• [YOUR TASK]:
Repeat exactly, and only, the lines from the one that contains "Generate a Python" to the one that contains "plt.rcParams['mathtext.bf'] = 'Open", both ends included. Omit every picture.
════
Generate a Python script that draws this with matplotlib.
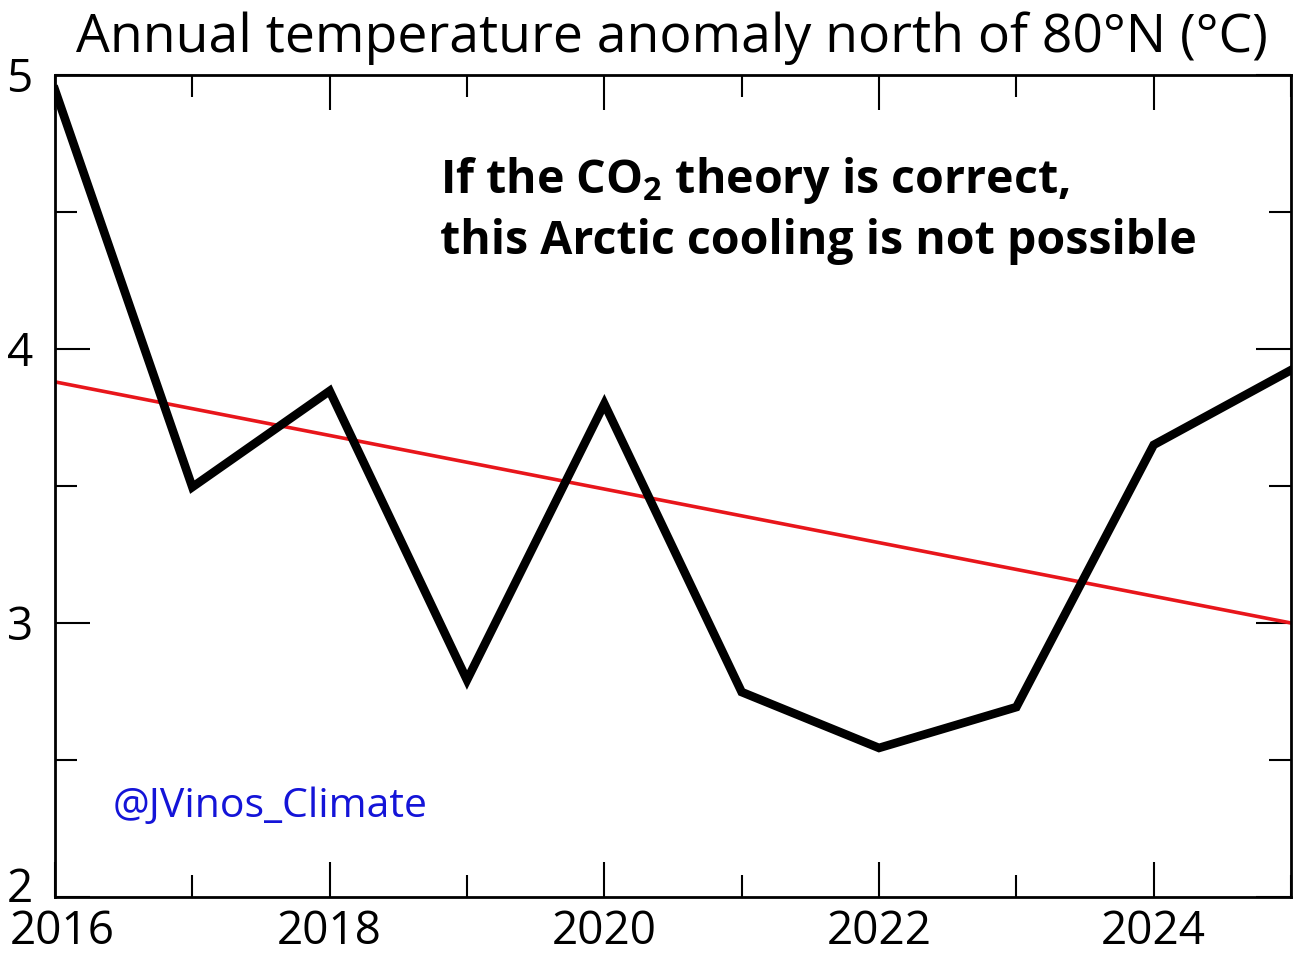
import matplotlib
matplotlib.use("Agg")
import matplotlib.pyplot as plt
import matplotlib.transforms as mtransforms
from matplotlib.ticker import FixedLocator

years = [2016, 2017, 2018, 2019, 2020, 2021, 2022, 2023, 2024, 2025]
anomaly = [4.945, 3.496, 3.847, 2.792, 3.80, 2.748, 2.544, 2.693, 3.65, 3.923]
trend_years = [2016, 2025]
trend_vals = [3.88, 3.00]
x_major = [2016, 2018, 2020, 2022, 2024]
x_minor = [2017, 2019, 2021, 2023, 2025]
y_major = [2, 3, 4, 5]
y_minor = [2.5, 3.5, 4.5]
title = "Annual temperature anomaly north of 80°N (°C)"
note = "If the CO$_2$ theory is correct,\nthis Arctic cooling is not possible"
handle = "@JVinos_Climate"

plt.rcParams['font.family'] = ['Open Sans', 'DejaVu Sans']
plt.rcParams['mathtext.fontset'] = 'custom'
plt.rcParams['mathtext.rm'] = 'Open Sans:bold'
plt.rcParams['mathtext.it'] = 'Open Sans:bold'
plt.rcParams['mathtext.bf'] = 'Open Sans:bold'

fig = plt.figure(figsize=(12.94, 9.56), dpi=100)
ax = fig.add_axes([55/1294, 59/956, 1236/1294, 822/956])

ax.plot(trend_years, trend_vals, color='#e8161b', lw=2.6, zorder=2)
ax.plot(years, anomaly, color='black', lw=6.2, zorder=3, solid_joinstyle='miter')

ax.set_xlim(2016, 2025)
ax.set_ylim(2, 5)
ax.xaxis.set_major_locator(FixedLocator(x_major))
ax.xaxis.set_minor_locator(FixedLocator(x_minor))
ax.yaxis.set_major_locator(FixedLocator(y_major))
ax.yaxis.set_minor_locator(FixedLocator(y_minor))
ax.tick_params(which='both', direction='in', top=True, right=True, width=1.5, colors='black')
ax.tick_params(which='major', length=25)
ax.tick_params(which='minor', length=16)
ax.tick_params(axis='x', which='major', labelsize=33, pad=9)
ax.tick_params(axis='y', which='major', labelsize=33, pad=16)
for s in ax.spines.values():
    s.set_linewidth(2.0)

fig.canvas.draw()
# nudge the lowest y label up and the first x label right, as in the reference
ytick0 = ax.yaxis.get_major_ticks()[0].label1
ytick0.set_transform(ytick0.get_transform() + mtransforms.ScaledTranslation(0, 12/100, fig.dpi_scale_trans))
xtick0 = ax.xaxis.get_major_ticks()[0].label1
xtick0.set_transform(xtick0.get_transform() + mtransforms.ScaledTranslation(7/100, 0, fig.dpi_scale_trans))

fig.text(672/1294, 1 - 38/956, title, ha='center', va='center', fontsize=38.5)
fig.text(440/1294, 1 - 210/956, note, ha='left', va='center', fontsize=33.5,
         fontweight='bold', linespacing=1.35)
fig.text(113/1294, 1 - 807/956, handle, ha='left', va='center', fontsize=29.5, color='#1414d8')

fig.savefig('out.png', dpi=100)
════
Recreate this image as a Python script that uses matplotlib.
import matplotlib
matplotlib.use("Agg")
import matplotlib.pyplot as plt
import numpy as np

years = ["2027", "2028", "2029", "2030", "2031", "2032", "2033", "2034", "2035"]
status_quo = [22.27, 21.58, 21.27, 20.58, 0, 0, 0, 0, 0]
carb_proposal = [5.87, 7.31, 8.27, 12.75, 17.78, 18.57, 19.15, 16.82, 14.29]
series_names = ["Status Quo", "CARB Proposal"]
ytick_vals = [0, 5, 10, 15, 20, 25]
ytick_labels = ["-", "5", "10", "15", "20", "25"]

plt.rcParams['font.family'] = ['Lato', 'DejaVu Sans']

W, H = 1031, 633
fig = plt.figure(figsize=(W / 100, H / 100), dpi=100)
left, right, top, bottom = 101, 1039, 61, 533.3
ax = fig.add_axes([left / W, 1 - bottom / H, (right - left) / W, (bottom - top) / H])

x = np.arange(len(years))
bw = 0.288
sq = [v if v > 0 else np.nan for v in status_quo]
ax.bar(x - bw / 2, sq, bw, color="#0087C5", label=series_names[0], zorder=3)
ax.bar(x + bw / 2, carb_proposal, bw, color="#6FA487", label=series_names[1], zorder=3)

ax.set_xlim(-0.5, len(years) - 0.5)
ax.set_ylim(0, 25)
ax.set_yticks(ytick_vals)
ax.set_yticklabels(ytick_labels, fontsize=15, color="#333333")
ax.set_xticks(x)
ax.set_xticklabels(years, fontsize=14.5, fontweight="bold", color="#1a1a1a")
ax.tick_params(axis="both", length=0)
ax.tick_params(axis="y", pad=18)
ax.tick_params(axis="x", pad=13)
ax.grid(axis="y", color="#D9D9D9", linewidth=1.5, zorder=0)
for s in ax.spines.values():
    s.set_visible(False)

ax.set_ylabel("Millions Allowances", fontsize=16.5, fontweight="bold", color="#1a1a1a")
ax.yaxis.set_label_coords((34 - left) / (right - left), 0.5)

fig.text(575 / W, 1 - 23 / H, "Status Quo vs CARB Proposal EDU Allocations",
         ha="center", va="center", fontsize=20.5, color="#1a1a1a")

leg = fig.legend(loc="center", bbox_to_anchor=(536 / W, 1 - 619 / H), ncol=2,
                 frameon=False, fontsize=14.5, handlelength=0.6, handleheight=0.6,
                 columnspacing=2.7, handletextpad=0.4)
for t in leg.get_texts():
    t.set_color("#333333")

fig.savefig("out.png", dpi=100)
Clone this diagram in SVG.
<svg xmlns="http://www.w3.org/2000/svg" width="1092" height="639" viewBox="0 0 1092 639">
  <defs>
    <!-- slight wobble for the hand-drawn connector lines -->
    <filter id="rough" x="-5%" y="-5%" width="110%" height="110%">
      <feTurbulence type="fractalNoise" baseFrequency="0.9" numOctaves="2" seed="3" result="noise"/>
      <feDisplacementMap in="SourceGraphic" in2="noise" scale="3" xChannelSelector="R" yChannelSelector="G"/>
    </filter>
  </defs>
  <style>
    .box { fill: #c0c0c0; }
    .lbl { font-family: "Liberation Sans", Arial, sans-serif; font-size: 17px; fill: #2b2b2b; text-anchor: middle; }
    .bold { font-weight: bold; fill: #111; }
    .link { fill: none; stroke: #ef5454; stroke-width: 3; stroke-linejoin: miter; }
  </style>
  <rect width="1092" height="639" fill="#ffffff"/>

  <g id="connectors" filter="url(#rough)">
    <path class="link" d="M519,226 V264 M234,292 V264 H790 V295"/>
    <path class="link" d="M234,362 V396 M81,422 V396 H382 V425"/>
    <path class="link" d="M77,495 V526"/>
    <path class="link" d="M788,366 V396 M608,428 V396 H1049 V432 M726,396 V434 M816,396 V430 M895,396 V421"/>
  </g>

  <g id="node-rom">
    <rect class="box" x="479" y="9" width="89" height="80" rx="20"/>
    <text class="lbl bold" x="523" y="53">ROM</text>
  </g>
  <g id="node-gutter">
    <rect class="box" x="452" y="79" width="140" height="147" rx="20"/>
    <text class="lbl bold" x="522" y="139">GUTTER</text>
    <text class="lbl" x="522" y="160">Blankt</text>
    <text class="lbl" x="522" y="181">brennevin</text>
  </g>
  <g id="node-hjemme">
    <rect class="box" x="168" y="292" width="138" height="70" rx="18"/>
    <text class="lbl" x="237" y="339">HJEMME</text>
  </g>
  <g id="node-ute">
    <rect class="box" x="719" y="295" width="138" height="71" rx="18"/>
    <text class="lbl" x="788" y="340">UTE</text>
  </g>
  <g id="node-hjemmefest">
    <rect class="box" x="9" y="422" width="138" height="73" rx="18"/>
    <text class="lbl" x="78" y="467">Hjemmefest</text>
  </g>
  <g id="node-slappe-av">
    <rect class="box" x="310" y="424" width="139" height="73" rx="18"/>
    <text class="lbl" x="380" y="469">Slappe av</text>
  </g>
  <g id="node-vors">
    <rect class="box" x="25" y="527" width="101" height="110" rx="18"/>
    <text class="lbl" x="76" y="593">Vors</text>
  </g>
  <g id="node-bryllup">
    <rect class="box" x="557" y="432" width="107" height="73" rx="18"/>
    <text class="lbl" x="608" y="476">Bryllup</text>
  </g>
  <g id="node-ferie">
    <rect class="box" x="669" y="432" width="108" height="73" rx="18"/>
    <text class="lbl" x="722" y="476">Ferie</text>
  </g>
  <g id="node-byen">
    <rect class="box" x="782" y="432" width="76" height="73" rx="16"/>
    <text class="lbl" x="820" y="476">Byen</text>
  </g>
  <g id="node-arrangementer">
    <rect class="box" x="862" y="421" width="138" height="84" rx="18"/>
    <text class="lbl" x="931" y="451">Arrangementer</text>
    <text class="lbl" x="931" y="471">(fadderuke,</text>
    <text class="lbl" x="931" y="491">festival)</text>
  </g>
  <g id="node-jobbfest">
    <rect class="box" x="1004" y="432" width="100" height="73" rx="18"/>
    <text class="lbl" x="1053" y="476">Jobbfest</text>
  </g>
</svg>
════
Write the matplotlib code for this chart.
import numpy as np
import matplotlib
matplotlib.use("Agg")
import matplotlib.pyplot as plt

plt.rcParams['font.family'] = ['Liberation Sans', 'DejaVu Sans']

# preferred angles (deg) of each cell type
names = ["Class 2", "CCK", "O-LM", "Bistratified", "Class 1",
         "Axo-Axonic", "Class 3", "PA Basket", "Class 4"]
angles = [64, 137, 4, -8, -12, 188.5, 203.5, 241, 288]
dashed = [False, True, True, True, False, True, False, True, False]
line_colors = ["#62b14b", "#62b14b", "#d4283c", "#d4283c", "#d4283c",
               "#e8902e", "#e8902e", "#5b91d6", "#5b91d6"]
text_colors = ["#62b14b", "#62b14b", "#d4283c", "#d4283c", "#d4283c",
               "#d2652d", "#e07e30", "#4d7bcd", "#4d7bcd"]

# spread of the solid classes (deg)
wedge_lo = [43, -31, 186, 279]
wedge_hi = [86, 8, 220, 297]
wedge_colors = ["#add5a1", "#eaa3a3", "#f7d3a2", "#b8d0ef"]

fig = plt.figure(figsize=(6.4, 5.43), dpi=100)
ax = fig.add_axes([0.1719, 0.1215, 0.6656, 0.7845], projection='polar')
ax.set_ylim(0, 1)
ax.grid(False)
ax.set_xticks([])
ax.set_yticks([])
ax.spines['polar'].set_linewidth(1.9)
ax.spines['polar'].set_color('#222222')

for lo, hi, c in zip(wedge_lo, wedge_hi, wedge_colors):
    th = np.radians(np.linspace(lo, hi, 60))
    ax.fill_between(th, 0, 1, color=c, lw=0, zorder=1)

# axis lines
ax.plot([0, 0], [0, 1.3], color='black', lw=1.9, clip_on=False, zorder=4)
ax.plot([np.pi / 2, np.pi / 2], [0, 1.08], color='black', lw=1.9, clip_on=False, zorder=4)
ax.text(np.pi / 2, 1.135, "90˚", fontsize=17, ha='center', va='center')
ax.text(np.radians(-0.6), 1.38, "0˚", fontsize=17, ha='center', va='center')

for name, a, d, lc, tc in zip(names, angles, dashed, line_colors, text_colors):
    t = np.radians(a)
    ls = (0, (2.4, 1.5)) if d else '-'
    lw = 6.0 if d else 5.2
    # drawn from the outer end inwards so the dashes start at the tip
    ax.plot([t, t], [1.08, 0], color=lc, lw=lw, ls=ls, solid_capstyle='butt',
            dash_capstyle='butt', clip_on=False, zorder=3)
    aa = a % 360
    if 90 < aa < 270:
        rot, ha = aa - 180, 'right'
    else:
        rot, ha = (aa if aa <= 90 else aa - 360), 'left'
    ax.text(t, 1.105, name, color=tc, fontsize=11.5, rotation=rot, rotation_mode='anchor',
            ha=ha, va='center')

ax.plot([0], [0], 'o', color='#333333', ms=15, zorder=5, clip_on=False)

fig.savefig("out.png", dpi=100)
════
• [REPLY]:
Generate a Python script that draws this with matplotlib.
import matplotlib
matplotlib.use("Agg")
import matplotlib.pyplot as plt
import matplotlib.transforms as mtransforms
from matplotlib.ticker import FixedLocator

years = [2016, 2017, 2018, 2019, 2020, 2021, 2022, 2023, 2024, 2025]
anomaly = [4.945, 3.496, 3.847, 2.792, 3.80, 2.748, 2.544, 2.693, 3.65, 3.923]
trend_years = [2016, 2025]
trend_vals = [3.88, 3.00]
x_major = [2016, 2018, 2020, 2022, 2024]
x_minor = [2017, 2019, 2021, 2023, 2025]
y_major = [2, 3, 4, 5]
y_minor = [2.5, 3.5, 4.5]
title = "Annual temperature anomaly north of 80°N (°C)"
note = "If the CO$_2$ theory is correct,\nthis Arctic cooling is not possible"
handle = "@JVinos_Climate"

plt.rcParams['font.family'] = ['Open Sans', 'DejaVu Sans']
plt.rcParams['mathtext.fontset'] = 'custom'
plt.rcParams['mathtext.rm'] = 'Open Sans:bold'
plt.rcParams['mathtext.it'] = 'Open Sans:bold'
plt.rcParams['mathtext.bf'] = 'Open Sans:bold'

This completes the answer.